O Espiritismo e a legalização do aborto
Sabemos bem dos problemas que a prática causa, tanto à mãe quanto à criança abortada. E quanto a sermos radicalmente contrários a essa prática, não há dúvidas quanto ao acerto de nossa posição. Assim como não há dúvidas de que devemos fazer campanha permanente contra o aborto. Porém, é preciso ampliar nosso raio de visão e nossa capacidade de observar as coisas de uma forma mais ampla.
Qual deve ser nossa posição quanto à legalidade, ou não, do aborto? Trata-se de uma discussão bem diversa daquela acima. Trata-se de refletir sobre os limites aos quais a lei do homem não deve transpor. Até que ponto a lei do homem deve proibir que uma mulher se negue a ser mãe? Até que ponto deve a lei do homem interferir no livre-arbítrio dessa mulher? Embora seja nosso papel alertar sobre as conseqüências desse ato, será nosso direito impedi-lo pela força da lei?
É preciso lembrar que a proibição do aborto não impede sua ocorrência. Inclusive, da forma em que a coisa se dá, da forma que nos organizamos, o Estado, esse sujeito coletivo que somos todos nós, comete, em proibindo o aborto, outros crimes diante de Deus. É público e notório que as mulheres que decidem por abortar, não recuam em sua decisão, pelo fato de lhes ser negado atendimento hospitalar. Farão da forma que for possível, independente da lei.
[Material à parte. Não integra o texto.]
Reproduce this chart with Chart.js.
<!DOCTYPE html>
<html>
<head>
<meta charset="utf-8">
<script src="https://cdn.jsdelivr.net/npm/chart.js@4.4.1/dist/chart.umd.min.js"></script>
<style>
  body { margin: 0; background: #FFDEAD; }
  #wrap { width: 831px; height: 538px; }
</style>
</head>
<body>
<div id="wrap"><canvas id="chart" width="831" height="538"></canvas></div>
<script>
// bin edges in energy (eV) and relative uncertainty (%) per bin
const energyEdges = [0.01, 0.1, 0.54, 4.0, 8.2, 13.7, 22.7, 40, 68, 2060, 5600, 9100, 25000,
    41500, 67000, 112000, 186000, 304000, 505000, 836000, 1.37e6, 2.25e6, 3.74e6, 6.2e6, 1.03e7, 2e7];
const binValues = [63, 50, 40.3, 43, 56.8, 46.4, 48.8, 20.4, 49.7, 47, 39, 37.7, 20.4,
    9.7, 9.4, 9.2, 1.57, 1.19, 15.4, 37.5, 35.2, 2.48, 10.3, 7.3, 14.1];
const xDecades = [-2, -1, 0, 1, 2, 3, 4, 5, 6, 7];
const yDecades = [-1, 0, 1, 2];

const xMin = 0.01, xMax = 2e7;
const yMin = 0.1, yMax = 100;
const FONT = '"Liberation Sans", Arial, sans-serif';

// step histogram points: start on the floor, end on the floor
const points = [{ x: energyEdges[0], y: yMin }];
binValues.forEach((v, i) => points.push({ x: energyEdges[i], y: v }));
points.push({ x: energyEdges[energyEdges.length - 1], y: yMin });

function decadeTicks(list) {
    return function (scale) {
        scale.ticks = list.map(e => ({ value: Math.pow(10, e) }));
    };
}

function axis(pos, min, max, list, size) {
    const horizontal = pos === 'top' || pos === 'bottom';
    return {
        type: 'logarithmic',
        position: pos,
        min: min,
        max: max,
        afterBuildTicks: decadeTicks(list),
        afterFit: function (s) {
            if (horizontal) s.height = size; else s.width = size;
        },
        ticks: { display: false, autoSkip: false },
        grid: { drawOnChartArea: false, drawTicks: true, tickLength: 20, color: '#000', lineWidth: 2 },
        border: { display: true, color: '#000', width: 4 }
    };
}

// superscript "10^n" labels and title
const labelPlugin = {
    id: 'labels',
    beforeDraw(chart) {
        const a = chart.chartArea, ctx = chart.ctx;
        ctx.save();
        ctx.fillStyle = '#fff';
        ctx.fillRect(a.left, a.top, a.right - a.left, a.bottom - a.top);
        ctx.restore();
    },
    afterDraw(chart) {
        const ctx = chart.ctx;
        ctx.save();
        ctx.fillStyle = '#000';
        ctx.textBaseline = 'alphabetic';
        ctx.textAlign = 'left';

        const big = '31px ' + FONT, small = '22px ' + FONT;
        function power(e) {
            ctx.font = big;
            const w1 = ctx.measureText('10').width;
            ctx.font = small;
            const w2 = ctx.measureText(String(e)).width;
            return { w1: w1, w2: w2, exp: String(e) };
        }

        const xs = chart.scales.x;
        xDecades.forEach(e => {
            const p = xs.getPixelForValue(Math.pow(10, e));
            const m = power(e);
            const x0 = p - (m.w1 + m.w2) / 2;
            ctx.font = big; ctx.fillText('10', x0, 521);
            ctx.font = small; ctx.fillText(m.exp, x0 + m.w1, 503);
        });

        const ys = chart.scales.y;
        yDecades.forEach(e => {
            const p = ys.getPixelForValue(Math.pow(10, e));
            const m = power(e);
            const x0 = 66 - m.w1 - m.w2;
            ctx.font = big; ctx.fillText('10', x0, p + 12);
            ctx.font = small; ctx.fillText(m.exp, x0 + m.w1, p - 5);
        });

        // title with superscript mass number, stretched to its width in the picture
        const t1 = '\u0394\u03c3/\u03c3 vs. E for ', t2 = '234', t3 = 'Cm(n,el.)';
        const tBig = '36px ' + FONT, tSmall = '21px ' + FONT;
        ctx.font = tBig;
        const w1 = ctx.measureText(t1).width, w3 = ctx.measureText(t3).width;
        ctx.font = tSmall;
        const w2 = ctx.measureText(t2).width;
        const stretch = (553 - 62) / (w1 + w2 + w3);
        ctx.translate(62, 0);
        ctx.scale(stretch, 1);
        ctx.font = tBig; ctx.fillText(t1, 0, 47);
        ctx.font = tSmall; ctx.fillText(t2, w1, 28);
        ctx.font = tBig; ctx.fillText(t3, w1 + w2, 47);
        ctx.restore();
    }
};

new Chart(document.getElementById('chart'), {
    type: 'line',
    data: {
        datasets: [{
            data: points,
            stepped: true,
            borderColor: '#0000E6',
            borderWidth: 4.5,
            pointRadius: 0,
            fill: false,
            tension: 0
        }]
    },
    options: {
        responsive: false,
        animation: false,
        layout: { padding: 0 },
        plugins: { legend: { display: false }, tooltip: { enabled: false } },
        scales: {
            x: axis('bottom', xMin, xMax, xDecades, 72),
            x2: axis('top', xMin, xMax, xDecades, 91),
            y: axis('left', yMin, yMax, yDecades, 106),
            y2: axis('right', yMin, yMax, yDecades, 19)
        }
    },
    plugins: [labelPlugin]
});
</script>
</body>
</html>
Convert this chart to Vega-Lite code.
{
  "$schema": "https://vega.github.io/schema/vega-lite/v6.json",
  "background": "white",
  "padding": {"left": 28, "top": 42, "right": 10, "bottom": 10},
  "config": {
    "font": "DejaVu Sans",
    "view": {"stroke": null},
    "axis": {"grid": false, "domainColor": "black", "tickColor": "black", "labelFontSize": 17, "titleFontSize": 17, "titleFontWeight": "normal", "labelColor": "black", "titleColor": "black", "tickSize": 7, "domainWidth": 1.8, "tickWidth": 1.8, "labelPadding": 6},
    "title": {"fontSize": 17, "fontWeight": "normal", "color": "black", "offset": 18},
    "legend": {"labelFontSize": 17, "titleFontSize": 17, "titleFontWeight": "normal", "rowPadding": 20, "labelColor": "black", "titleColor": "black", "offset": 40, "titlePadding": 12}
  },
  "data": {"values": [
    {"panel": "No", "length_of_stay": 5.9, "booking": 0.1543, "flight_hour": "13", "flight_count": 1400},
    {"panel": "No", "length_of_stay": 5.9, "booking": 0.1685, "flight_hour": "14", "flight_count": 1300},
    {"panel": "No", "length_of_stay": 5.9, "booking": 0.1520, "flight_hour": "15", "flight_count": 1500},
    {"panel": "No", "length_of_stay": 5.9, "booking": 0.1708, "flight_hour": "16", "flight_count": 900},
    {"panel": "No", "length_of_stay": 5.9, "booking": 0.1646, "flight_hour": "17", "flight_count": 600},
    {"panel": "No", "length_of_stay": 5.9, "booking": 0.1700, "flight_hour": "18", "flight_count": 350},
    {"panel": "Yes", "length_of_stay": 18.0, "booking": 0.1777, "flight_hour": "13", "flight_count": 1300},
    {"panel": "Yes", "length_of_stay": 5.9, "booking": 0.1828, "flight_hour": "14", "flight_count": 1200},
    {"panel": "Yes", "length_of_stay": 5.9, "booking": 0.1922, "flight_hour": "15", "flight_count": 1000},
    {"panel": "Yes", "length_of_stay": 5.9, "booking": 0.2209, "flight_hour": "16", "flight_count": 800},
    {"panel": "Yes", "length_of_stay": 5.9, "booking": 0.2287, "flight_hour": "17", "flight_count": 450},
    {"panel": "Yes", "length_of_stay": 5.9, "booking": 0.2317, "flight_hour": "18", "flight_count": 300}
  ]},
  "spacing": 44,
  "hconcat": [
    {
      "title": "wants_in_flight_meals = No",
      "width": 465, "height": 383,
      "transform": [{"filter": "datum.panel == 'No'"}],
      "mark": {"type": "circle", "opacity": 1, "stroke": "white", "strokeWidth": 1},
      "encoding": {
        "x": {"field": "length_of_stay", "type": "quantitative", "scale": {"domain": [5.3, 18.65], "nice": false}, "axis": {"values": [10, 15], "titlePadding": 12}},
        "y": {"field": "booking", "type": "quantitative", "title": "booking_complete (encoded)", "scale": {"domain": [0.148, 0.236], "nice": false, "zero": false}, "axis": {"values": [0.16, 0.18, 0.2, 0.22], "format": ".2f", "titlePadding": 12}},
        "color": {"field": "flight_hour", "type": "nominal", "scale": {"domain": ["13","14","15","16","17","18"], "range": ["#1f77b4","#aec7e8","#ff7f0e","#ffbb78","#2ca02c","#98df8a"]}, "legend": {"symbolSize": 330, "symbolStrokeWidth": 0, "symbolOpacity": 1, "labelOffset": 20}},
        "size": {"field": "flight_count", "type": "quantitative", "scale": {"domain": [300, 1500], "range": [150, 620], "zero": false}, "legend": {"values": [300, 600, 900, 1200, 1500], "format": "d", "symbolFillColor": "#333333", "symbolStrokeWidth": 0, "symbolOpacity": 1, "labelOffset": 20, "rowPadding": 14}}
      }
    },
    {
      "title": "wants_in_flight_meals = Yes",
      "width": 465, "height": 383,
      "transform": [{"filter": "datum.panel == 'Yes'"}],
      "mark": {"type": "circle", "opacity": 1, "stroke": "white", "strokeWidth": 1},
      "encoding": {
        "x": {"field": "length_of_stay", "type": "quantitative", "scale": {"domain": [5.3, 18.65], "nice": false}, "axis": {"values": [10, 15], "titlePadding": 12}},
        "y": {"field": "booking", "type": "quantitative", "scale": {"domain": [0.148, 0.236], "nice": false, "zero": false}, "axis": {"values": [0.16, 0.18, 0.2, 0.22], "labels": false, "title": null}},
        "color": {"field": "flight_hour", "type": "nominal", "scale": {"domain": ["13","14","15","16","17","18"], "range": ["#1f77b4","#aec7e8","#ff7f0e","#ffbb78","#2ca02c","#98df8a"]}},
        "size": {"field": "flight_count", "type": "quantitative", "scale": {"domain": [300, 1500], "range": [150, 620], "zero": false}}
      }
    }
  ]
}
É aí que entra uma questão de ordem social das mais importantes. As mulheres de classe alta sequer tomam conhecimento da lei. Procuram clínicas — e existem muitas — que lhes fazem todo o procedimento, com toda a higiene e segurança a um preço elevado, que apenas estas mulheres de classe alta poderiam pagar.
Já as mulheres pobres, de vida dura e economicamente torturadas por esse sistema excludente em que vivemos, são, como de costume, jogadas à própria sorte. Elas também não deixarão de abortar, como a mulher de classe alta, mas são as únicas que são, realmente penalizadas pela lei. Estas mulheres miseráveis farão o aborto com procedimentos de alto risco, como por exemplo, introduzindo cabides retorcidos em seu ventre.
O aborto, através desses "procedimentos alternativos", buscados por mulheres sem alternativas financeiras é a terceira maior causa de morte de mulheres em São Paulo. Já na Bahia, nada mata mais mulheres do que ele.
Como espírita, reputo o aborto como prática terrível contra a qual devemos lutar. Mas, é também como espírita que vejo a necessidade de que as mulheres que optarem pelo aborto sejam assistidas com todo o carinho e cuidado pelo Estado.
Ao proibir o aborto, não estamos lutando contra ele, mas sim, cometendo o crime de omissão para com as mulheres pobres desse país. E essa omissão será debitada na nossa "conta coletiva".